In school, despite his busy elite athletic career, he always received the highest grades.

He’s a perfectionist and loves challenges, yet doesn’t hold others to the same standards he holds himself.

He’s kind, most of all. He cares about others.

“I guess I know more than I thought,” I say after several moments of her patiently waiting.

“And what does he know about you?”

That question is both easier and more complicated. He knows less about me than I do about him. My childhood wasn’t filled with happy memories or stories of family vacations. I’d never left the state of Maine until I moved away for college.

“Not as much,” I say, feeling somewhat defeated. “I don’t like bringing down the mood.”

“Honey, that’s not what would happen.” She reaches across the table to hold my hand. “Not if he cares about you, and I’m guessing he does.”

“I know he does. It’s the kind of guy he is,” I say. “What I don’t know is if it will last—if it can when I’m like an orphaned baby bird learning to fly and he’s the stranger that happened by at the right time.”

“That’s not fair to either of you, Kit. Yes, this is all uncharted water for you. And, of course, there is fear involved. But I know Tyson well enough to believe he wouldn’t be taking you out tonight if he was only fucking you as a favor. And I think you know that, too.”

“Ugh, you’re right. You’re right,” I concede. “My self-deprecation is at an all-time high. I’m overthinking all the things I’ve already overthought four times. It’s hard to understand what he sees in geeky, inexperienced me.”

“I get that. Except, I imagine most women who meet professional athletes feel the same way. Isla and I grew up in this world, and even I was weird around Zan when I learned he wasn’t gay and was maybe interested in me,” she says.

She had nerves and uncertainty—I remember that.

Not quite on my level, but most people aren’t at my scale of social dysfunction.

“You might need a confidence boost, is all. Well, and time to adjust. Sharing your life with a partner is a big change.”

“A confidence boost? That sounds helpful. What store sells those?”

“I don’t know, but we’ll find it,” she promises.

“Fucking hell, woman. Warn a man before you open the door looking like that,” Tyson says when he picks me up for our date.

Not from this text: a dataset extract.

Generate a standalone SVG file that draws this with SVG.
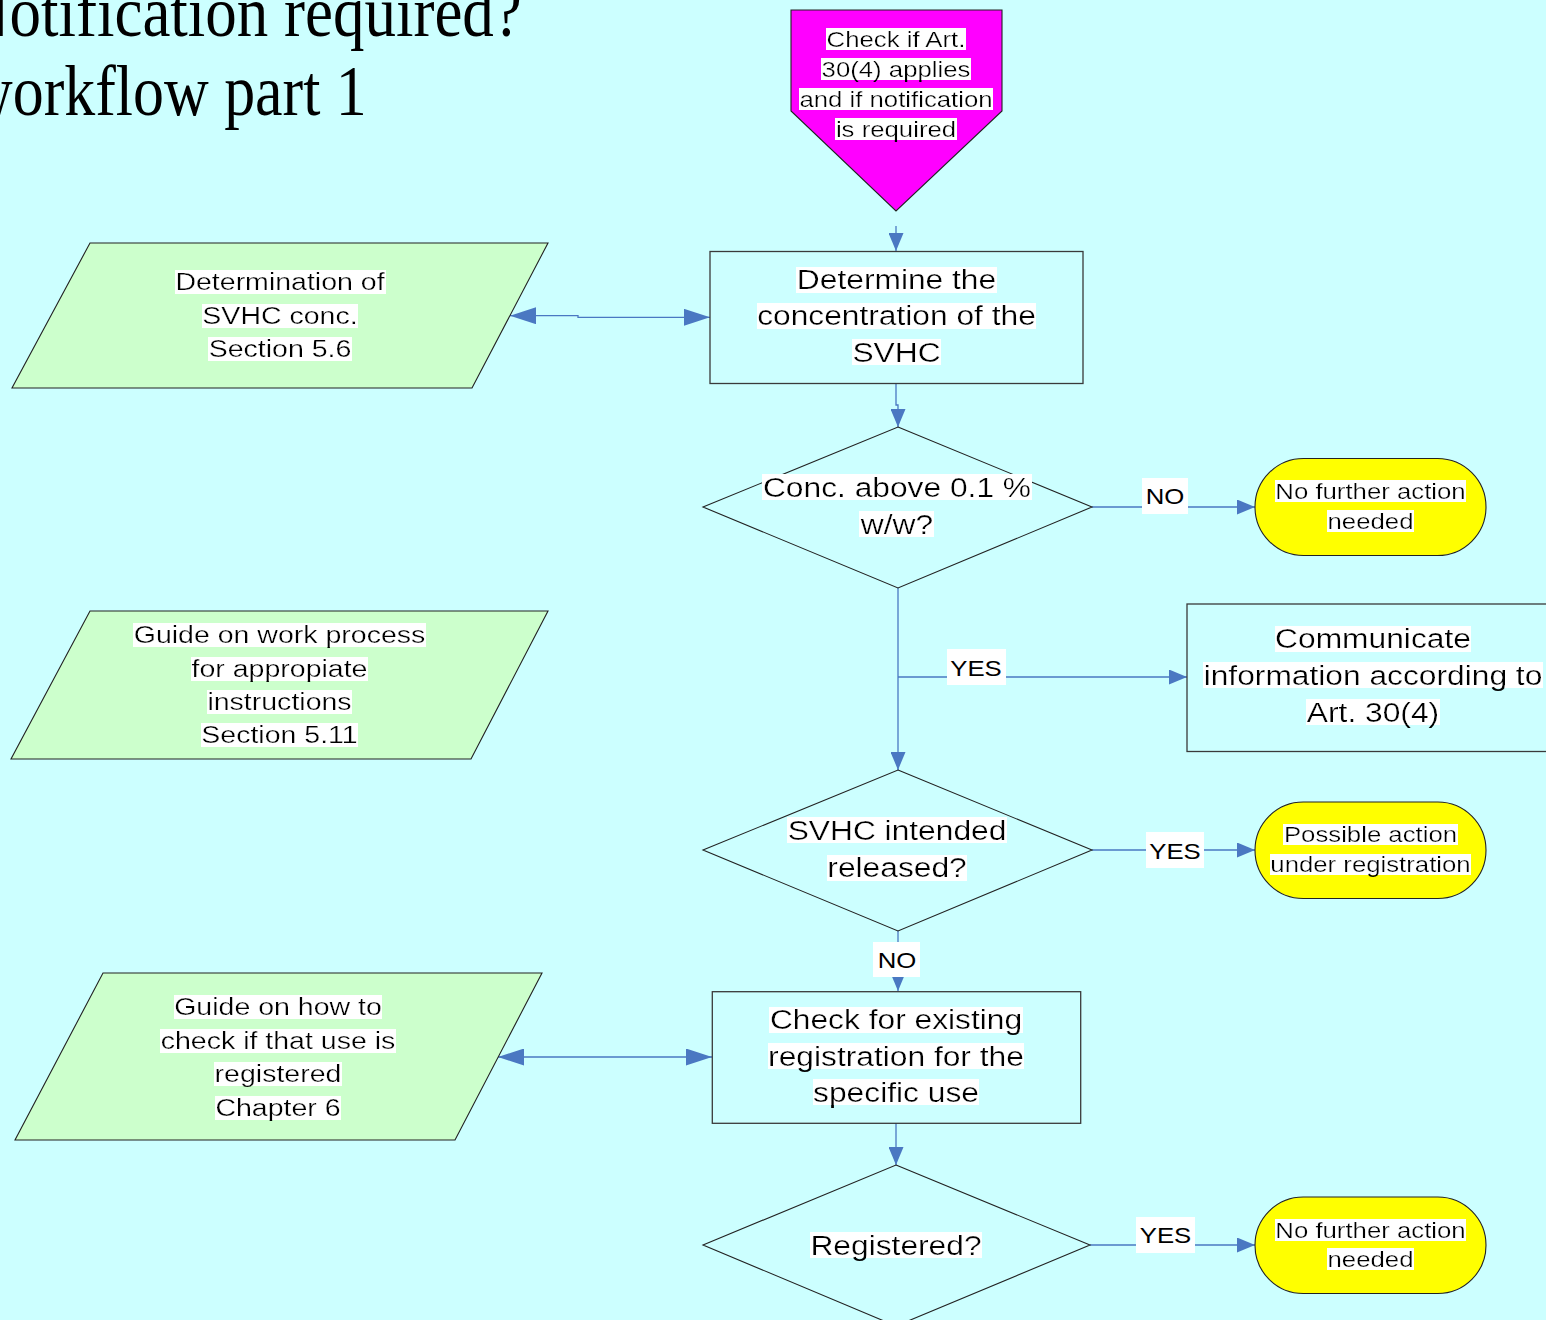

This is the first time he’s seeing me dressed up in anything but casual wear.

Admittedly, I went for a sexier look than I’d normally choose for a night out.

My new dress falls only a handful of inches below my ass.

Though the green floral fabric has full-length sleeves, it’s balanced with an extreme plunging neckline.

I decided to use boob tape instead of a bra.

Besides the dress, I splurged on a pair of delicate lacy panties—something I’ve never done before.

But knowing that I have them on is the exact bolster to my ego that I needed, like my own little hidden secret waiting to be exposed at the right time.

He presses a kiss to my temple. “You look amazing.”

“Thank you,” I say. “Is it too much? You didn’t give me much to go by.” He was adamant about surprising me. I went for dressy, but I still have my Doc’s on my feet.

“It’s going to be hard keeping my hands off you, but it’s perfect.”

“I never said you had to keep your hands to yourself, sir.”

“Yes, ma’am,” he says in a deep, growly voice. Then, his mouth meets mine, his palm on my ass drawing me in and up to him. “Hi.”